[TASK INPUTS]
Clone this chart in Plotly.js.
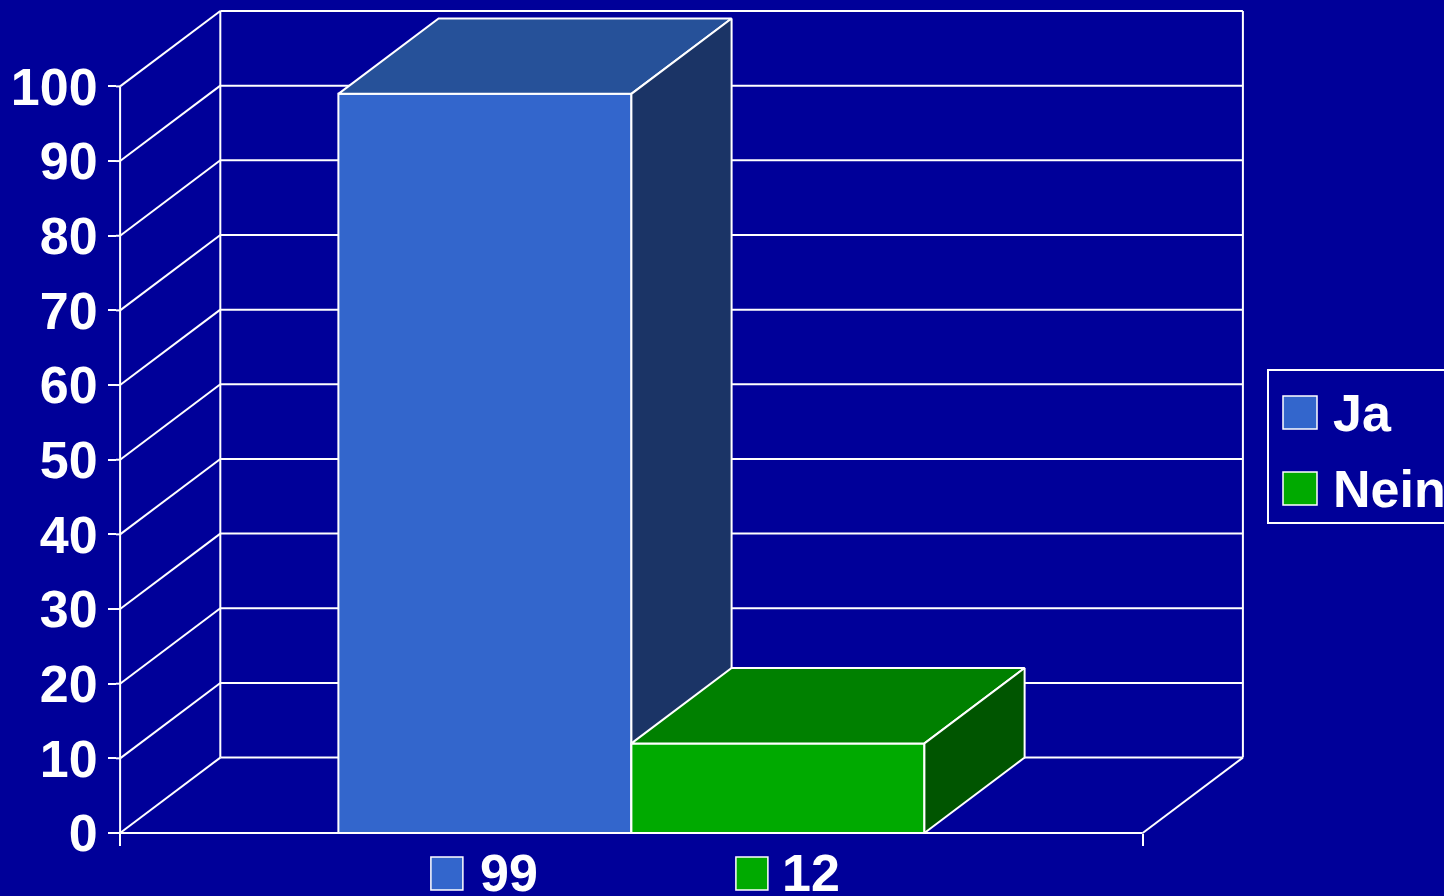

...

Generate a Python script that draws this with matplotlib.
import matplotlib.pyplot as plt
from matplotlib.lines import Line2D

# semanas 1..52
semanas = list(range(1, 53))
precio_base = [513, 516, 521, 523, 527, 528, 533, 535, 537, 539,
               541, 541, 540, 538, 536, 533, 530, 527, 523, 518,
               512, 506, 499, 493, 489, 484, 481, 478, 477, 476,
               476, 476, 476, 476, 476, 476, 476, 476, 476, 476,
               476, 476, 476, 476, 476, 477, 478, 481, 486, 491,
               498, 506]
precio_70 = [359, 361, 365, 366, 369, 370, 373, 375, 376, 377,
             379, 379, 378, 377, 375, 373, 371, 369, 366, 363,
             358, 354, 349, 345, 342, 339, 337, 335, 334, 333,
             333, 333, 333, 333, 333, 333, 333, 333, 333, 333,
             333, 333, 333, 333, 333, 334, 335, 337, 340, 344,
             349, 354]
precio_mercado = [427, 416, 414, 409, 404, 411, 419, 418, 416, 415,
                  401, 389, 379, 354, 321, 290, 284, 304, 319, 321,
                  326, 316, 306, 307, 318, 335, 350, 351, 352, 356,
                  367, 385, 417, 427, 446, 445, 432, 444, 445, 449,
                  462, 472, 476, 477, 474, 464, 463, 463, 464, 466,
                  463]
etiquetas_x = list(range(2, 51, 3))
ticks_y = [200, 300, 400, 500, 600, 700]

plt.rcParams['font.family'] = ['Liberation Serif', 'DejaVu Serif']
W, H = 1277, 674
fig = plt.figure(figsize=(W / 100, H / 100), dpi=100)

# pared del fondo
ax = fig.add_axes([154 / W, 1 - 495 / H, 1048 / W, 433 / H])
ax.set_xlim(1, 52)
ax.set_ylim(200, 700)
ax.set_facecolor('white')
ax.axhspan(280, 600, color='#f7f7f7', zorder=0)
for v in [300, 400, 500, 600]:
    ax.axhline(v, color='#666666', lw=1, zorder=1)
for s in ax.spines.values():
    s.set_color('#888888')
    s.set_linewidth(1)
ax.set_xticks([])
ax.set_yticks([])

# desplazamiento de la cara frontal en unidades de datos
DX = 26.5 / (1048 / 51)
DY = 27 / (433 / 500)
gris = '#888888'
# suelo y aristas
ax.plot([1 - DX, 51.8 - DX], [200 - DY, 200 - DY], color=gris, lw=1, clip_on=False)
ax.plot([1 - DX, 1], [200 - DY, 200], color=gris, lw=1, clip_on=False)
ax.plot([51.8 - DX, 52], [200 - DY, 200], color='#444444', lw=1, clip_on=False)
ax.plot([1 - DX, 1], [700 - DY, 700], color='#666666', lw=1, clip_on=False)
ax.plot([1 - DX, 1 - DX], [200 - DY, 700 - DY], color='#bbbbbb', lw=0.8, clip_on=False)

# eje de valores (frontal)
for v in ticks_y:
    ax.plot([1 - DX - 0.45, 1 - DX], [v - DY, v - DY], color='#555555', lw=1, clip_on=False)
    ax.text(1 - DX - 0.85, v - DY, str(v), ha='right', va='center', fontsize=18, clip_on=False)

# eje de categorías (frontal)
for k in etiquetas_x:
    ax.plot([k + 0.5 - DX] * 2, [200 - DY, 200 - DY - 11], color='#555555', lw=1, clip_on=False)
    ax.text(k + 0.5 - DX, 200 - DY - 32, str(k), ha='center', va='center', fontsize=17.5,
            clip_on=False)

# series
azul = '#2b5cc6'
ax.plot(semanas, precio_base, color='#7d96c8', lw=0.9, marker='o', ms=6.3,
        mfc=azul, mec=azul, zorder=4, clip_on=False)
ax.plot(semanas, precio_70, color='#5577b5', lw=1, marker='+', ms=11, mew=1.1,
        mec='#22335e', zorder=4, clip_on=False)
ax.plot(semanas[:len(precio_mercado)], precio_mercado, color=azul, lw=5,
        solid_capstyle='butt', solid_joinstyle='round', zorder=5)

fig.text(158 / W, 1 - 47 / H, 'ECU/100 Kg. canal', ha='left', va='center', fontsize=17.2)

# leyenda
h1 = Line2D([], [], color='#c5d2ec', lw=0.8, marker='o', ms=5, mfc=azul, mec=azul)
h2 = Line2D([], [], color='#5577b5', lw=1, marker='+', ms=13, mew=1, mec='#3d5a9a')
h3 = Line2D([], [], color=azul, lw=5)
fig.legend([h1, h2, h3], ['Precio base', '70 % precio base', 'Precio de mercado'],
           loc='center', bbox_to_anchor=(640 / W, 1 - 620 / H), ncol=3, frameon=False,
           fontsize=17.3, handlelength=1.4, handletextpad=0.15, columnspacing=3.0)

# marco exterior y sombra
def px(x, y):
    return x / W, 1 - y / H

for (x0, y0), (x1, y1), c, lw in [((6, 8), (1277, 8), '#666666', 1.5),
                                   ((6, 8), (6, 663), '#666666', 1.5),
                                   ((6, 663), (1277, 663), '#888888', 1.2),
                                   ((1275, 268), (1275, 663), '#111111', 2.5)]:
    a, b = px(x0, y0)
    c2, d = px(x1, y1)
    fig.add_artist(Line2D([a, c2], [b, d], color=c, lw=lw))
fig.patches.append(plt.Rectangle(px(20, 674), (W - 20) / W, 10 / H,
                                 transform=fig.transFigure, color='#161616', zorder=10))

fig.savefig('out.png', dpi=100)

[THE TASK] Copy out every line holding the string "this".

[SOLUTION]
Clone this chart in Plotly.js.
Generate a Python script that draws this with matplotlib.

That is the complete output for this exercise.